War Journal Entry number 1010 - Life Update

May 14, 2016 00:46

A few months back I went for another position in the department because where I'd been I was just accumulating responsibilities and needed to break it off. I was burnt out as fuck and all the requests for backups or distribution of work were never high priority. Replacing me entailed training four different people for four different roles to cover what all I was doing. Finally got training done and not only was I getting started into my new position but I even had some time to start cleaning my desk. Seriously, I still had printed call reviews for someone who left the company three years ago.

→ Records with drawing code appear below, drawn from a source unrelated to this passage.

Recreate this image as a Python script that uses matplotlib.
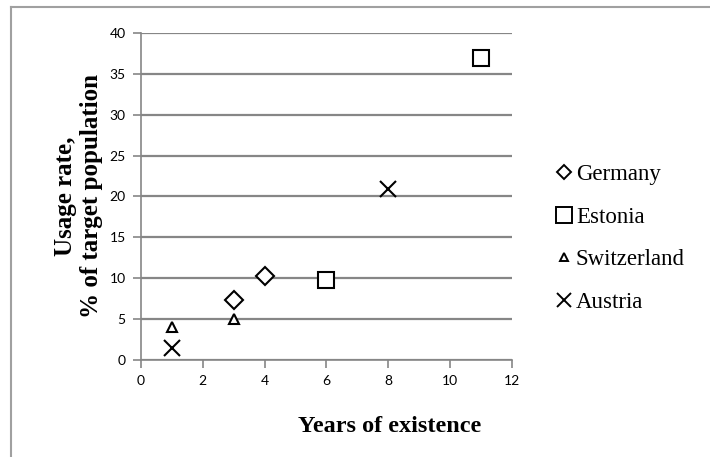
import matplotlib

matplotlib.use("Agg")
import matplotlib.pyplot as plt
from matplotlib.lines import Line2D

COUNTRIES = ["Germany", "Estonia", "Switzerland", "Austria"]
YEARS = {
    "Germany": [3, 4],
    "Estonia": [6, 11],
    "Switzerland": [1, 3],
    "Austria": [1, 8],
}
USAGE = {
    "Germany": [7.3, 10.3],
    "Estonia": [9.8, 36.9],
    "Switzerland": [4.0, 5.0],
    "Austria": [1.5, 20.9],
}
MARKERS = {"Germany": "D", "Estonia": "s", "Switzerland": "^", "Austria": "x"}
SIZES = {"Germany": 9, "Estonia": 12, "Switzerland": 7, "Austria": 12}
LEGEND_SIZES = {"Germany": 7, "Estonia": 11, "Switzerland": 6, "Austria": 10}
X_TICKS = [0, 2, 4, 6, 8, 10, 12]
Y_TICKS = [0, 5, 10, 15, 20, 25, 30, 35, 40]

GRID = "#868686"
SERIF = "Liberation Serif"
TICKFONT = "Lato"

fig = plt.figure(figsize=(7.1, 4.57), dpi=100)
ax = fig.add_axes([0.1986, 0.2123, 0.5225, 0.7155])

for name in COUNTRIES:
    ax.plot(YEARS[name], USAGE[name], linestyle="none", marker=MARKERS[name],
            markersize=SIZES[name], markerfacecolor="white",
            markeredgecolor="black", markeredgewidth=1.5, color="black",
            clip_on=False, zorder=3)

ax.set_xlim(0, 12)
ax.set_ylim(0, 40)
ax.set_xticks(X_TICKS)
ax.set_yticks(Y_TICKS)
ax.yaxis.grid(True, color=GRID, linewidth=1.6)
ax.set_axisbelow(True)
for side in ["top", "right"]:
    ax.spines[side].set_visible(False)
for side in ["left", "bottom"]:
    ax.spines[side].set_color(GRID)
    ax.spines[side].set_linewidth(1.2)
ax.tick_params(direction="out", length=6, width=1.2, color=GRID,
               labelsize=10, pad=5)
for lab in ax.get_xticklabels() + ax.get_yticklabels():
    lab.set_fontfamily(TICKFONT)

ax.set_xlabel("Years of existence", fontfamily=SERIF, fontweight="bold",
              fontsize=17.5)
ax.xaxis.set_label_coords(0.67, -0.17)
ax.set_ylabel("Usage rate,\n% of target population", fontfamily=SERIF,
              fontweight="bold", fontsize=18, labelpad=5, linespacing=1.15)

handles = [Line2D([], [], linestyle="none", marker=MARKERS[n],
                  markersize=LEGEND_SIZES[n], markerfacecolor="white",
                  markeredgecolor="black", markeredgewidth=1.4)
           for n in COUNTRIES]
fig.legend(handles, COUNTRIES, loc="center left",
           bbox_to_anchor=(0.766, 0.478), frameon=False,
           prop={"family": SERIF, "size": 16.5}, handlelength=0.8,
           handletextpad=0.1, labelspacing=0.95, borderpad=0)

# chart-area border (left and top edges visible)
fig.add_artist(Line2D([0.0155, 0.0155], [0, 0.985], color="#a0a0a0",
                      linewidth=1.5, transform=fig.transFigure))
fig.add_artist(Line2D([0.0155, 1.0], [0.985, 0.985], color="#a0a0a0",
                      linewidth=1.5, transform=fig.transFigure))

fig.savefig("out.png", dpi=100)
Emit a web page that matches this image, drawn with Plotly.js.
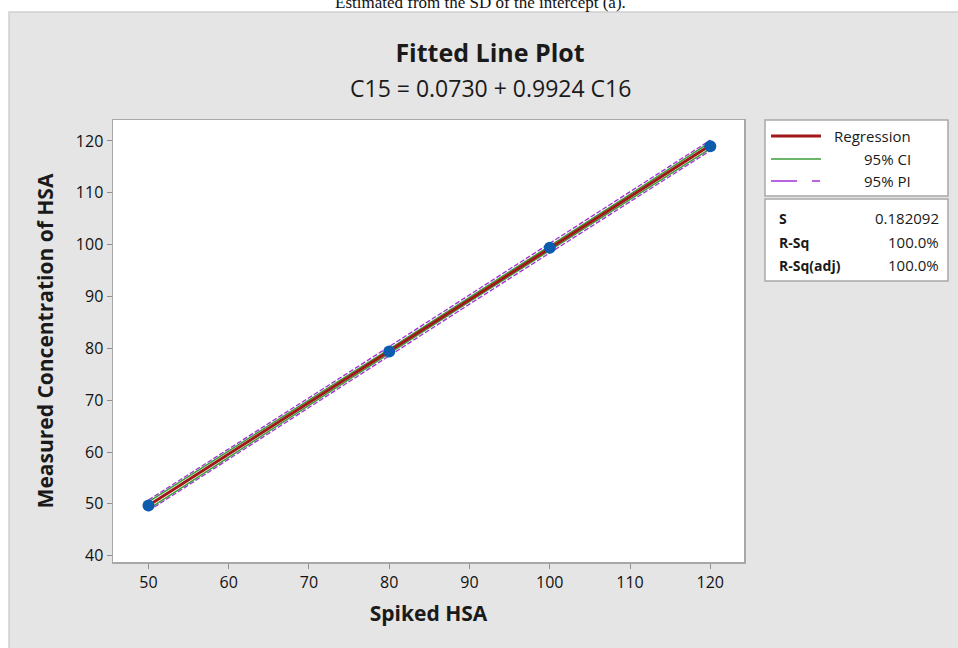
<!DOCTYPE html>
<html>
<head>
<meta charset="utf-8">
<script src="https://cdn.plot.ly/plotly-3.0.1.min.js"></script>
<style>html,body{margin:0;padding:0;background:#fff;}#chart{width:958px;height:648px;}</style>
</head>
<body>
<div id="chart"></div>
<script>
// ---- data ----
const spiked = [50, 80, 100, 120];
const measured = [49.7, 79.4, 99.4, 119.0];

const fitX = [50, 120];
const fitY = [49.69, 119.16];

const bandX = [50, 60, 70, 80, 90, 100, 110, 120];
const ciLower = [49.00, 59.05, 69.03, 79.05, 89.03, 98.88, 108.67, 118.53];
const ciUpper = [50.38, 60.19, 69.97, 79.87, 89.81, 99.74, 109.71, 119.79];
const piLower = [48.65, 58.65, 68.63, 78.58, 88.53, 98.41, 108.25, 118.16];
const piUpper = [50.73, 60.59, 70.37, 80.34, 90.31, 100.21, 110.13, 120.16];

const xTicks = [50, 60, 70, 80, 90, 100, 110, 120];
const yTicks = [40, 50, 60, 70, 80, 90, 100, 110, 120];

const mainTitle = "Fitted Line Plot";
const subTitle = "C15 = 0.0730 + 0.9924 C16";
const xTitle = "Spiked HSA";
const yTitle = "Measured Concentration of HSA";
const legendNames = ["Regression", "95% CI", "95% PI"];
const statNames = ["S", "R-Sq", "R-Sq(adj)"];
const statValues = ["0.182092", "100.0%", "100.0%"];
const topText = "Estimated from the SD of the intercept (a).";

// ---- layout helpers (pixel -> paper) ----
const L = 113, R = 744, T = 120, B = 562, W = 958, H = 648;
const px = v => (v - L) / (R - L);
const py = v => (B - v) / (B - T);

const FONT = "Open Sans, Noto Sans, sans-serif";
const RED = "#a01818", GREEN = "#3a9e3a", PURPLE = "#a02fd6", BLUE = "#0b5cad";

const traces = [
  {x: bandX, y: piLower, mode: "lines", line: {color: PURPLE, width: 1.3, dash: "5px,2px"}, hoverinfo: "skip"},
  {x: bandX, y: piUpper, mode: "lines", line: {color: PURPLE, width: 1.3, dash: "5px,2px"}, hoverinfo: "skip"},
  {x: bandX, y: ciLower, mode: "lines", line: {color: GREEN, width: 1.5}, hoverinfo: "skip"},
  {x: bandX, y: ciUpper, mode: "lines", line: {color: GREEN, width: 1.5}, hoverinfo: "skip"},
  {x: fitX, y: fitY, mode: "lines", line: {color: RED, width: 3}},
  {x: spiked, y: measured, mode: "markers", marker: {color: BLUE, size: 12}}
];

const shapes = [
  {type: "rect", xref: "paper", yref: "paper", layer: "below",
   x0: px(9), x1: px(959), y0: py(649), y1: py(12),
   fillcolor: "#e5e5e5", line: {color: "#cfcfcf", width: 1.5}},
  {type: "rect", xref: "paper", yref: "paper", layer: "below",
   x0: 0, x1: 1, y0: 0, y1: 1, fillcolor: "#ffffff", line: {width: 0}},
  {type: "rect", xref: "paper", yref: "paper", layer: "below",
   x0: px(765), x1: px(948), y0: py(196), y1: py(120),
   fillcolor: "#ffffff", line: {color: "#a8a8a8", width: 1.5}},
  {type: "rect", xref: "paper", yref: "paper", layer: "below",
   x0: px(765), x1: px(948), y0: py(281), y1: py(199),
   fillcolor: "#ffffff", line: {color: "#a8a8a8", width: 1.5}},
  {type: "line", xref: "paper", yref: "paper", x0: px(771), x1: px(821), y0: py(136), y1: py(136), line: {color: RED, width: 3}},
  {type: "line", xref: "paper", yref: "paper", x0: px(771), x1: px(821), y0: py(159), y1: py(159), line: {color: GREEN, width: 1.5}},
  {type: "line", xref: "paper", yref: "paper", x0: px(771), x1: px(797), y0: py(181), y1: py(181), line: {color: PURPLE, width: 1.5}},
  {type: "line", xref: "paper", yref: "paper", x0: px(812), x1: px(820), y0: py(181), y1: py(181), line: {color: PURPLE, width: 1.5}}
];

const annotations = [
  {text: topText, xref: "paper", yref: "paper", x: px(480), y: py(2), xanchor: "center", yanchor: "middle",
   showarrow: false, font: {family: "Liberation Serif, serif", size: 17, color: "#111"}},
  {text: subTitle, xref: "paper", yref: "paper", x: px(490), y: py(88), xanchor: "center", yanchor: "middle",
   showarrow: false, font: {family: FONT, size: 23, color: "#1a1a1a"}}
];
const legY = [136, 159, 181];
legendNames.forEach((n, i) => annotations.push({
  text: n, xref: "paper", yref: "paper", x: px(913), y: py(legY[i]), xanchor: "right", yanchor: "middle",
  showarrow: false, font: {family: FONT, size: 15, color: "#1a1a1a"}}));
const statY = [218, 242, 265];
statNames.forEach((n, i) => {
  annotations.push({text: "<b>" + n + "</b>", xref: "paper", yref: "paper", x: px(777), y: py(statY[i]),
    xanchor: "left", yanchor: "middle", showarrow: false, font: {family: FONT, size: 14, color: "#1a1a1a"}});
  annotations.push({text: statValues[i], xref: "paper", yref: "paper", x: px(941), y: py(statY[i]),
    xanchor: "right", yanchor: "middle", showarrow: false, font: {family: FONT, size: 15, color: "#1a1a1a"}});
});

const axisCommon = {
  showgrid: false, zeroline: false, showline: true, mirror: true,
  linecolor: "#a8a8a8", linewidth: 1.5, ticks: "outside", ticklen: 5, tickwidth: 1, tickcolor: "#909090",
  tickfont: {family: FONT, size: 16, color: "#111111"}, tickmode: "array"
};

const layout = {
  width: W, height: H,
  margin: {l: L, r: W - R, t: T, b: H - B, pad: 0},
  paper_bgcolor: "#ffffff", plot_bgcolor: "rgba(0,0,0,0)",
  showlegend: false,
  title: {text: "<b>" + mainTitle + "</b>", x: 490 / W, xanchor: "center", y: 1 - 53 / H, yanchor: "middle",
          xref: "container", yref: "container", font: {family: FONT, size: 25, color: "#1a1a1a"}},
  xaxis: Object.assign({}, axisCommon, {range: [45.58, 124.2], tickvals: xTicks, ticktext: xTicks.map(String),
    title: {text: "<b>" + xTitle + "</b>", standoff: 14, font: {family: FONT, size: 21, color: "#1a1a1a"}}}),
  yaxis: Object.assign({}, axisCommon, {range: [38.78, 124.05], tickvals: yTicks, ticktext: yTicks.map(String),
    title: {text: "<b>" + yTitle + "</b>", standoff: 16, font: {family: FONT, size: 21, color: "#1a1a1a"}}}),
  shapes: shapes,
  annotations: annotations
};

Plotly.newPlot("chart", traces, layout, {displayModeBar: false, staticPlot: true});
</script>
</body>
</html>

Then the person whom I'd trained in the most time consuming, most hectic, most grinding and disheartening role was injured playing sports and is out for two months. Guess who has to cover it. I'll give you a hint, it's somebody totally burnt out with the BS of sales people. For the last 15 years or so, way too much of my life, I've had to be constantly working closely with sales people and I fucking hate (most) sales people. It's the BS, you see, I have a very low tolerance for bullshit and that is pretty much a prerequisite for working in sales. I get how important what they do is, and I try to keep professional, but the mindset that they'll treat you like a best friend for only as long as they are dealing directly with you, and then be total shit otherwise wears me down. If they seriously appreciate the work I put in helping them then how about listening when I expressly lay out what I need from them. Like I said, burnt out.

Fucking sports. Fucking injuries. I'm very intentionally trying to keep any and all resentful feelings towards my coworker squelched. She certainly didn't do it on purpose, and is a totally solid worker who I sincerely believe will do a better job at the position than I did. But I'm so exhausted and there's still maybe a month and a half to go before she's back. It'll be rough.

Sigh.

Much sighs.

Trying to keep in mind good things.

My partner is awesome as always, and I have a spectacular anniversary gift in the works for her. Shhhh, it's a secret.

I have a super adorable outfit coming in from Black Sheep Latex; it's currently going through the Chicago mail hub right now. I swear it takes things longer to get through customs in Chicago than it takes to get from Europe to Chicago. Super excited about this and if the quality is as good as it looks online then there's a LOT more from the maker that I'll be getting. Oh my squee, yes!

In other good news that I need to keep in mind, there's been the beginnings of other flirtings, that's always nice. But with the work situation it's a really bad time for such additional mental efforts and I've already let things drop a little long. Keeping up with friends is hard, especially when my only response to how I am will be "exhausted." I really don't like to be constantly complaining which is one reason why I often drop a lot of communication when things are rough.

You can't tell but I paused a moment there to try to come up with another good thing. For many years I felt very alone, even with friends it all felt superficial and I never felt like I fit in. I still rarely feel like I belong anywhere but that's another topic. The point I was moving towards is that for quite a while I felt like my mom was the only one who cared about me. But now not only do I have my partner but I have a number of friends who I feel genuinely like and care about me. That's something worth remembering and appreciating.